Friday, November 23, 2012

Travel-weary side dishes.

It's the day after Thanksgiving and I'm still in recovery mode. Meaning, I feel fat. Emotionally, I am a-okay. It was a very pleasant afternoon spent with an ultra pleasant group.

Not that the day was without excitement. After the turkey finished roasting, the oven displayed some strange probe light and wouldn't stay warm. We all ran around like idiots, searching for manuals and model numbers, calling 1-800 help lines, Googling in excess, and saying "probe" over and over again. Nothing worked.

Then several sources suggested we turn off the power for a few minutes. So we turned off the power... and the cable and the internet. Before I could blink, Jon was on the phone trying to resolve these new (pressing?) issues while the rest of us debated and discussed what to do because the probe light was still glowing, taunting, and our side dishes were still cold.

Probe. Probe. Probe.

"Let's take all these side dishes to my neighbors' house," I suggested. "They are away. I have a key. They won't mind!"

So a few of us carried a small parade of foil covered casseroles next door only to have trouble with their oven. Seriously. So we plodded back home with our less enthusiastic parade of side dishes and decided to cook them on the grill. Desperate times. We hauled the sleepy Weber out of the garage where it's been hiding since the hurricane and fired it up all nice and smokey and hamburger-smelling.

Inside, Jon had now completed his call to the cable/internet company. Football games were once again blasting from every tv. Alleluia!
When we caught him up on our lasted scheme, he was very much against heating his beloved stuffing on the grill. "There are more keys for more neighbors!" I shouted, ready to lead another Pyrex procession when I realized a few guests were attempting to inform me of a positive development. The nasty probe light was gone. Just like that! And the oven was working. Just like that! We loaded it up with our travel-weary side dishes and the rest of the day was perfect.

In the spirit of Thanksgiving, I am writing about two cool things this week. No crazy.

Cool #1.
When your husband is overseas for the week leading up to Thanksgiving and you are the host everyone is counting on, it's time to delegate. My first cool item is help.

The yard crew came on Monday and a group of five men accomplished in twenty minutes what would have taken Jon hours and hours to tackle. They even edged the beds which classes up the place like nobody's business. 

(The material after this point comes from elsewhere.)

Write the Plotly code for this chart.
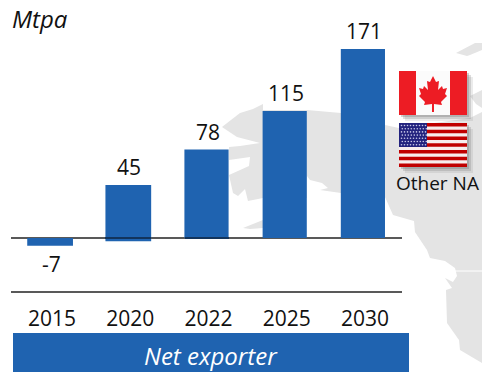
import plotly.graph_objects as go

# ---- data
categories = ["2015", "2020", "2022", "2025", "2030"]
value_labels = ["-7", "45", "78", "115", "171"]
bar_tops = [0, 48, 80, 115, 171]
bar_bases = [-7, -3, 0, 0, 0]
label_anchor = [-7, 48, 80, 115, 171]
label_shift = [-18, 18, 18, 18, 18]
bar_widths = [0.585, 0.585, 0.565, 0.565, 0.565]

W, H = 482, 372
PL, PR, PT, PB = 11, 402, 0, 291
PX_PER_UNIT = 1.105
ZERO_PX = 238
BLUE = "#1F63B0"
LINE = "#595959"
FONT = "Open Sans"


def px(x):
    return (x - PL) / (PR - PL)


def py(y):
    return (PB - y) / (PB - PT)


def path(points):
    return "M" + " L".join(f"{px(x):.4f},{py(y):.4f}" for x, y in points) + " Z"


shapes = []


def poly(points, color, layer="below"):
    shapes.append(dict(type="path", xref="paper", yref="paper", path=path(points),
                       fillcolor=color, line=dict(width=0), layer=layer))


def rect(x0, y0, x1, y1, color, layer="below"):
    shapes.append(dict(type="rect", xref="paper", yref="paper",
                       x0=px(x0), x1=px(x1), y0=py(y0), y1=py(y1),
                       fillcolor=color, line=dict(width=0), layer=layer))


# ---- background map (decoration)
MAP = "#E4E4E4"
poly([(222, 127), (240, 113), (253, 109), (263, 104), (263, 110), (307, 110), (341, 113),
      (385, 125), (399, 128), (470, 118), (482, 112), (482, 363), (460, 350), (459, 340),
      (447, 323), (446, 290), (452, 288), (445, 278), (453, 282), (457, 276), (455, 268),
      (445, 261), (430, 258), (427, 250), (415, 232), (414, 221), (393, 215), (385, 197),
      (341, 193), (320, 190), (328, 188), (322, 183), (310, 180), (307, 176),
      (307, 198), (263, 198), (248, 201), (245, 189), (238, 196),
      (233, 193), (229, 175), (249, 166), (250, 157), (229, 160), (229, 147),
      (240, 146), (260, 143), (237, 137)],
     MAP)
poly([(456, 53), (475, 43), (482, 43), (482, 50), (470, 55), (467, 56)], MAP)
poly([(470, 96), (482, 90), (482, 108), (476, 104)], MAP)
poly([(243, 228), (258, 222), (263, 220), (263, 228), (250, 229)], MAP)
shapes.append(dict(type="line", xref="paper", yref="paper", layer="below",
                   x0=px(455), x1=px(482), y0=py(271), y1=py(271),
                   line=dict(color="white", width=1)))
shapes.append(dict(type="line", xref="paper", yref="paper", layer="below",
                   x0=px(428), x1=px(453), y0=py(260), y1=py(275),
                   line=dict(color="white", width=1)))

# ---- flags (decoration)
for dx, col in ((6, "rgba(120,120,120,0.15)"), (4, "rgba(120,120,120,0.25)"), (2, "rgba(110,110,110,0.3)")):
    rect(399 + dx, 71 + dx, 467 + dx, 115 + dx, col, "above")
    rect(399 + dx, 123 + dx, 467 + dx, 167 + dx, col, "above")

RED = "#ED1C24"
rect(399, 71, 467, 115, "#FBFBFB", "above")
rect(399, 71, 416, 115, RED, "above")
rect(450, 71, 467, 115, RED, "above")
poly([(433, 76), (436, 82), (439, 81), (438, 90), (442, 86), (443, 89), (447, 88), (445, 94),
      (447, 96), (441, 102), (442, 105), (434, 104), (434, 112), (432, 112), (432, 104),
      (424, 105), (425, 102), (419, 96), (421, 94), (419, 88), (423, 89), (424, 86), (428, 90),
      (427, 81), (430, 82)], RED, "above")

rect(399, 123, 467, 167, "#F7EDED", "above")
STRIPE = 44 / 13
for i in range(0, 13, 2):
    rect(399, 123 + i * STRIPE, 467, 123 + (i + 1) * STRIPE, "#C00000", "above")
rect(399, 123, 427, 147, "#23237E", "above")
for row in range(7):
    for col in range(9):
        cx, cy = 401.5 + col * 3 + (row % 2) * 0.8, 125.5 + row * 3.2
        shapes.append(dict(type="circle", xref="paper", yref="paper", layer="above",
                           x0=px(cx - 0.8), x1=px(cx + 0.8), y0=py(cy - 0.8), y1=py(cy + 0.8),
                           fillcolor="#C8C8E8", line=dict(width=0)))

# ---- dark tint where the zero line crosses the 2020 and 2022 bars
for x0, x1 in ((105, 151), (185, 229)):
    shapes.append(dict(type="line", xref="paper", yref="paper", layer="above",
                       x0=px(x0), x1=px(x1), y0=py(238), y1=py(238),
                       line=dict(color="#12345C", width=2)))

# ---- bottom banner
rect(13, 333, 409, 372, BLUE, "above")

annotations = [
    dict(xref="x", yref="y", x=i, y=a, yshift=s, text=t, showarrow=False, xshift=1,
         font=dict(family=FONT, size=21, color="#111111"))
    for i, (a, s, t) in enumerate(zip(label_anchor, label_shift, value_labels))
]
annotations += [
    dict(xref="paper", yref="paper", x=px(10), y=py(18), xanchor="left", yanchor="middle",
         text="<i>Mtpa</i>", showarrow=False, font=dict(family=FONT, size=24, color="#111111")),
    dict(xref="paper", yref="paper", x=px(437.5), y=py(183), xanchor="center", yanchor="middle",
         text="Other NA", showarrow=False, font=dict(family=FONT, size=19, color="#111111")),
    dict(xref="paper", yref="paper", x=px(211), y=py(355), xanchor="center", yanchor="middle",
         text="<i>Net exporter</i>", showarrow=False, font=dict(family=FONT, size=24, color="white")),
]

fig = go.Figure(go.Bar(
    x=categories,
    y=[t - b for t, b in zip(bar_tops, bar_bases)],
    base=bar_bases,
    width=bar_widths,
    marker=dict(color=BLUE, line=dict(width=0)),
    hoverinfo="skip",
))

fig.update_layout(
    width=W, height=H, autosize=False,
    margin=dict(l=PL, r=W - PR, t=PT, b=H - PB, autoexpand=False),
    paper_bgcolor="white", plot_bgcolor="rgba(0,0,0,0)",
    showlegend=False, shapes=shapes, annotations=annotations,
    xaxis=dict(type="category", range=[-0.5, 4.5], showgrid=False, showline=True, linecolor=LINE, linewidth=2,
               ticks="", tickfont=dict(family=FONT, size=21, color="#111111"), ticklabelstandoff=8,
               ticklabelshift=2),
    yaxis=dict(visible=True, range=[-(PB - ZERO_PX) / PX_PER_UNIT, (ZERO_PX - PT) / PX_PER_UNIT],
               showgrid=False, showticklabels=False, ticks="", showline=False,
               zeroline=True, zerolinecolor=LINE, zerolinewidth=2),
)

fig.write_html("out.html", config=dict(displayModeBar=False),
               post_script="document.body.style.margin='0';document.body.style.overflow='hidden';")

The best part? All those leaves leave. They load them in their truck and buh-bye. Around here, we are supposed to rake to the street and then the scary leaf eater comes by when it damn well feels like it and sucks up (most of) the messy pile.

As lame as the leaf eater may seem, in Baltimore, we had to rake and then bag. That was the worst. Making small mounds all over the yard, then stuffing those mounds into garbage bags. Leaves up your sleeves. So tedious.

The fabulous house cleaners came on Wednesday. I love them. They tie the ends of the toilet paper into little roses. It makes me happy beyond description.

Yeah for help!

Cool #2.
If you know me at all, you could conclude that the latest PBS/Ken Burns documentary is exactly what I live for. 

The Dust Bowl is fantastic. Amazing. So sad, but cool because it puts everything into perspective. A broken oven on Thanksgiving. Not cool. (Literally and figuratively.) Losing your children to dust pneumonia. Total devastation. Watch it and try to empathize. Just try. The footage is mesmerizing, the interviews are heartbreaking. Watch it! Watch it! 

(Unless you're like Jon, "king of the rom-com," who believes anything upsetting - fact or fiction - is a complete waste of time. Then I advise you to steer clear and blast more football.)